Check each line of the material. Copy those containing "matplotlib".

────────

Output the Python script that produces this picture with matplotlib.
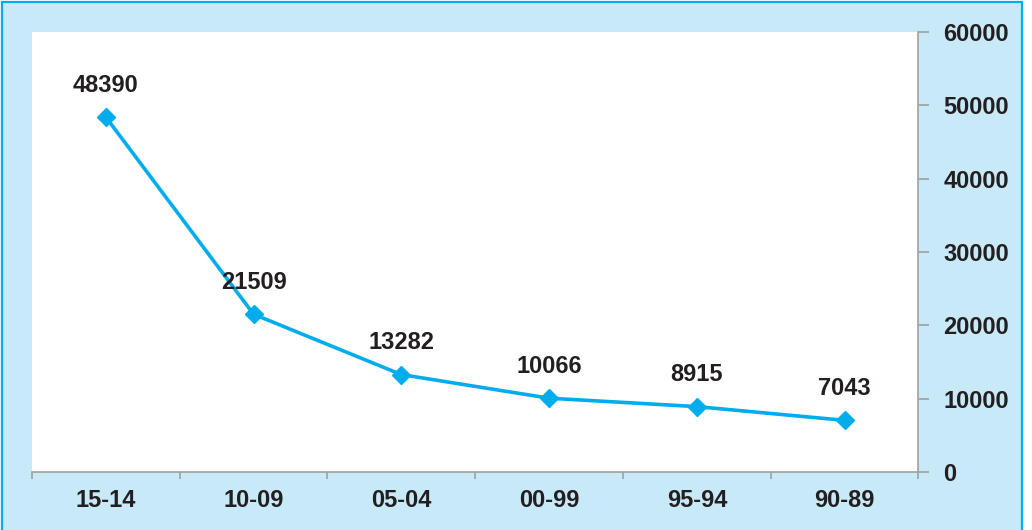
import matplotlib
matplotlib.use("Agg")
import matplotlib.pyplot as plt
from matplotlib.patches import Rectangle

categories = ["15-14", "10-09", "05-04", "00-99", "95-94", "90-89"]
values = [48390, 21509, 13282, 10066, 8915, 7043]
yticks = [0, 10000, 20000, 30000, 40000, 50000, 60000]

W, H = 1032, 530
BG = "#c7e9f8"
LINE = "#00acec"
TXT = "#231f20"
AX = "#a0a0a0"

plt.rcParams['font.family'] = ['Liberation Sans', 'DejaVu Sans']

fig = plt.figure(figsize=(W / 100, H / 100), dpi=100)
fig.patch.set_facecolor("white")
# outer light-blue panel with blue frame
fig.patches.append(Rectangle((1.5 / W, -0.05), (1022 - 1.5) / W, 1.05 - 1.5 / H,
                             transform=fig.transFigure, facecolor=BG,
                             edgecolor=LINE, linewidth=1.6, zorder=-10))

left, right, top, bottom = 32, 918.5, 32, 472
ax = fig.add_axes([left / W, 1 - bottom / H, (right - left) / W, (bottom - top) / H])
ax.set_zorder(5)
ax.set_facecolor("white")

x = list(range(len(categories)))
ax.plot(x, values, color=LINE, linewidth=2.6, marker="D", markersize=9.5,
        markerfacecolor=LINE, markeredgecolor=LINE, zorder=3, clip_on=False)
for xi, v in zip(x, values):
    ax.annotate(str(v), (xi, v), xytext=(0, 23), textcoords="offset points",
                ha="center", va="center", fontsize=17, fontweight="bold", color=TXT)

ax.set_xlim(-0.5, len(categories) - 0.5)
ax.set_ylim(0, 60000)

ax.set_xticks([i - 0.5 for i in range(len(categories) + 1)])
ax.set_xticklabels([])
ax.set_xticks(x, minor=True)
ax.set_xticklabels(categories, minor=True)
ax.tick_params(axis="x", which="major", direction="out", length=5, width=1.2, color=AX)
ax.tick_params(axis="x", which="minor", length=0, pad=12, labelsize=17, labelcolor=TXT)
for lab in ax.get_xticklabels(minor=True):
    lab.set_fontweight("bold")

ax.yaxis.tick_right()
ax.set_yticks(yticks)
ax.set_yticklabels([str(t) for t in yticks])
ax.tick_params(axis="y", direction="out", length=8, width=1.2, color=AX, pad=10,
               labelsize=17, labelcolor=TXT)
for lab in ax.get_yticklabels():
    lab.set_fontweight("bold")

for s in ["top", "left"]:
    ax.spines[s].set_visible(False)
for s in ["bottom", "right"]:
    ax.spines[s].set_color(AX)
    ax.spines[s].set_linewidth(1.2)

fig.savefig("out.png", dpi=100, facecolor=fig.get_facecolor())
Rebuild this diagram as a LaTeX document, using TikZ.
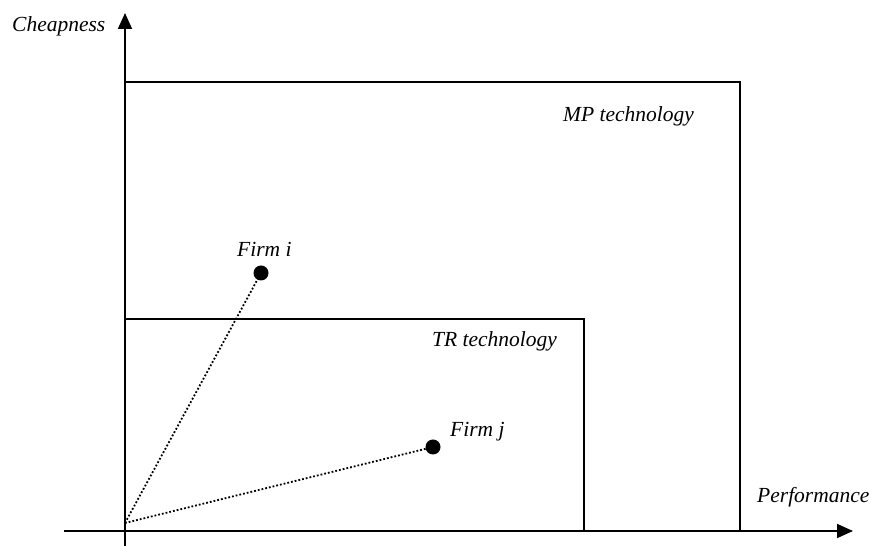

────────

- **Response for this exercise**:
Output the Python script that produces this picture with matplotlib.
import matplotlib
matplotlib.use("Agg")
import matplotlib.pyplot as plt
from matplotlib.patches import Rectangle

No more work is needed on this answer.